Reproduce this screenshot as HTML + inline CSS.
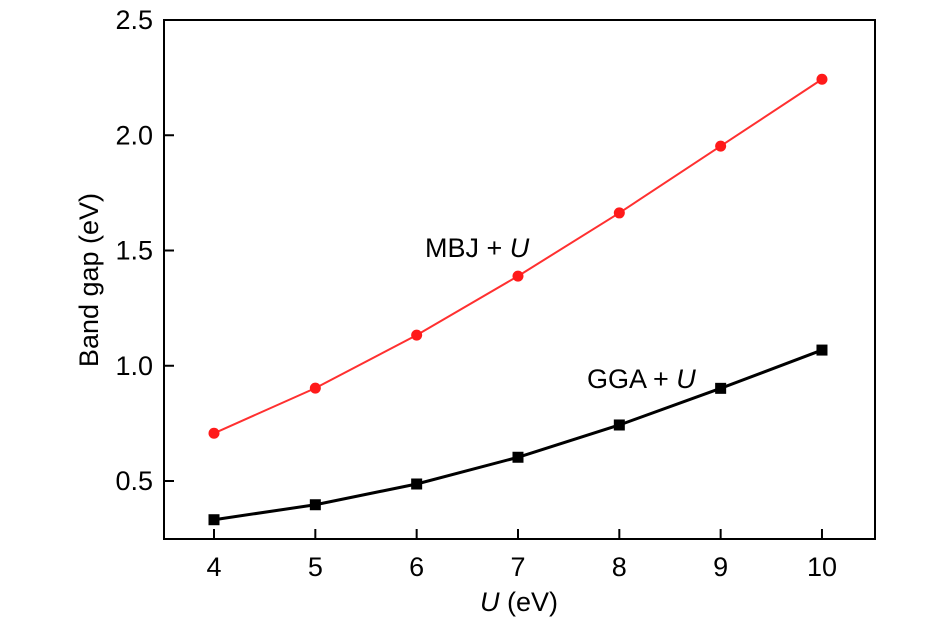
<!DOCTYPE html>
<html><head><meta charset="utf-8"><style>
body{margin:0;background:#fff;}
text{font-family:"Liberation Sans","DejaVu Sans",sans-serif;}
</style></head><body>
<svg id="chart" width="945" height="620" xmlns="http://www.w3.org/2000/svg">
<rect x="164" y="20" width="711" height="519" fill="none" stroke="#000" stroke-width="2"/>
<g id="axes"></g>
<g id="series"></g>
<text x="425" y="257" font-size="27" fill="#000">MBJ + <tspan font-style="italic">U</tspan></text>
<text x="587" y="388" font-size="27" fill="#000">GGA + <tspan font-style="italic">U</tspan></text>
<text x="519" y="611" font-size="27" text-anchor="middle"><tspan font-style="italic">U</tspan> (eV)</text>
<text transform="translate(98,280) rotate(-90)" font-size="27" text-anchor="middle">Band gap (eV)</text>
</svg>
<script>
const xValues=[4,5,6,7,8,9,10];
const mbjValues=[0.707,0.903,1.133,1.389,1.663,1.953,2.243];
const ggaValues=[0.332,0.397,0.487,0.603,0.743,0.902,1.068];
const xTicks=[4,5,6,7,8,9,10];
const yTicks=[0.5,1.0,1.5,2.0,2.5];
const yTickLabels=["0.5","1.0","1.5","2.0","2.5"];
const NS="http://www.w3.org/2000/svg";
function xs(v){return 214+(v-4)*101.33;}
function ys(v){return 481-(v-0.5)*230.5;}
function mk(tag,attrs,parent){const e=document.createElementNS(NS,tag);for(const k in attrs)e.setAttribute(k,attrs[k]);parent.appendChild(e);return e;}
const axes=document.getElementById('axes');
xTicks.forEach(t=>{
  const l=mk('line',{x1:xs(t),x2:xs(t),y1:539,y2:529,stroke:'#000','stroke-width':2},axes);
  
  
  const tx=mk('text',{x:xs(t),y:576,'font-size':27,'text-anchor':'middle'},axes);
  tx.textContent=t;
  
  
});
yTicks.forEach((t,i)=>{
  const l=mk('line',{x1:164,x2:174,y1:ys(t),y2:ys(t),stroke:'#000','stroke-width':2},axes);
  
  
  const tx=mk('text',{x:153,y:ys(t)+9,'font-size':27,'text-anchor':'end'},axes);
  tx.textContent=yTickLabels[i];
  
  
});
const g=document.getElementById('series');
const mbjLine=mk('polyline',{points:xValues.map((x,i)=>xs(x)+','+ys(mbjValues[i])).join(' '),fill:'none',stroke:'#ff3030','stroke-width':2},g);


const ggaLine=mk('polyline',{points:xValues.map((x,i)=>xs(x)+','+ys(ggaValues[i])).join(' '),fill:'none',stroke:'#000','stroke-width':3},g);


xValues.forEach((x,i)=>{
  const c=mk('circle',{cx:xs(x),cy:ys(mbjValues[i]),r:5.5,fill:'#ff1a1a'},g);
  
  
  const r=mk('rect',{x:xs(x)-5.5,y:ys(ggaValues[i])-5.5,width:11,height:11,fill:'#000'},g);
  
  
});
</script>
</body></html>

▶ _Set problem_:
Every line of the material is to be quoted exactly, with no pictures carried over.

▶ _Complete response_:
Reproduce this screenshot as HTML + inline CSS.
<!DOCTYPE html>
<html><head><meta charset="utf-8"><style>
body{margin:0;background:#fff;}
text{font-family:"Liberation Sans","DejaVu Sans",sans-serif;}
</style></head><body>
<svg id="chart" width="945" height="620" xmlns="http://www.w3.org/2000/svg">
<rect x="164" y="20" width="711" height="519" fill="none" stroke="#000" stroke-width="2"/>
<g id="axes"></g>
<g id="series"></g>
<text x="425" y="257" font-size="27" fill="#000">MBJ + <tspan font-style="italic">U</tspan></text>
<text x="587" y="388" font-size="27" fill="#000">GGA + <tspan font-style="italic">U</tspan></text>
<text x="519" y="611" font-size="27" text-anchor="middle"><tspan font-style="italic">U</tspan> (eV)</text>
<text transform="translate(98,280) rotate(-90)" font-size="27" text-anchor="middle">Band gap (eV)</text>
</svg>
<script>
const xValues=[4,5,6,7,8,9,10];
const mbjValues=[0.707,0.903,1.133,1.389,1.663,1.953,2.243];
const ggaValues=[0.332,0.397,0.487,0.603,0.743,0.902,1.068];
const xTicks=[4,5,6,7,8,9,10];
const yTicks=[0.5,1.0,1.5,2.0,2.5];
const yTickLabels=["0.5","1.0","1.5","2.0","2.5"];
const NS="http://www.w3.org/2000/svg";
function xs(v){return 214+(v-4)*101.33;}
function ys(v){return 481-(v-0.5)*230.5;}
function mk(tag,attrs,parent){const e=document.createElementNS(NS,tag);for(const k in attrs)e.setAttribute(k,attrs[k]);parent.appendChild(e);return e;}
const axes=document.getElementById('axes');
xTicks.forEach(t=>{
  const l=mk('line',{x1:xs(t),x2:xs(t),y1:539,y2:529,stroke:'#000','stroke-width':2},axes);
  
  
  const tx=mk('text',{x:xs(t),y:576,'font-size':27,'text-anchor':'middle'},axes);
  tx.textContent=t;
  
  
});
yTicks.forEach((t,i)=>{
  const l=mk('line',{x1:164,x2:174,y1:ys(t),y2:ys(t),stroke:'#000','stroke-width':2},axes);
  
  
  const tx=mk('text',{x:153,y:ys(t)+9,'font-size':27,'text-anchor':'end'},axes);
  tx.textContent=yTickLabels[i];
  
  
});
const g=document.getElementById('series');
const mbjLine=mk('polyline',{points:xValues.map((x,i)=>xs(x)+','+ys(mbjValues[i])).join(' '),fill:'none',stroke:'#ff3030','stroke-width':2},g);


const ggaLine=mk('polyline',{points:xValues.map((x,i)=>xs(x)+','+ys(ggaValues[i])).join(' '),fill:'none',stroke:'#000','stroke-width':3},g);


xValues.forEach((x,i)=>{
  const c=mk('circle',{cx:xs(x),cy:ys(mbjValues[i]),r:5.5,fill:'#ff1a1a'},g);
  
  
  const r=mk('rect',{x:xs(x)-5.5,y:ys(ggaValues[i])-5.5,width:11,height:11,fill:'#000'},g);
  
  
});
</script>
</body></html>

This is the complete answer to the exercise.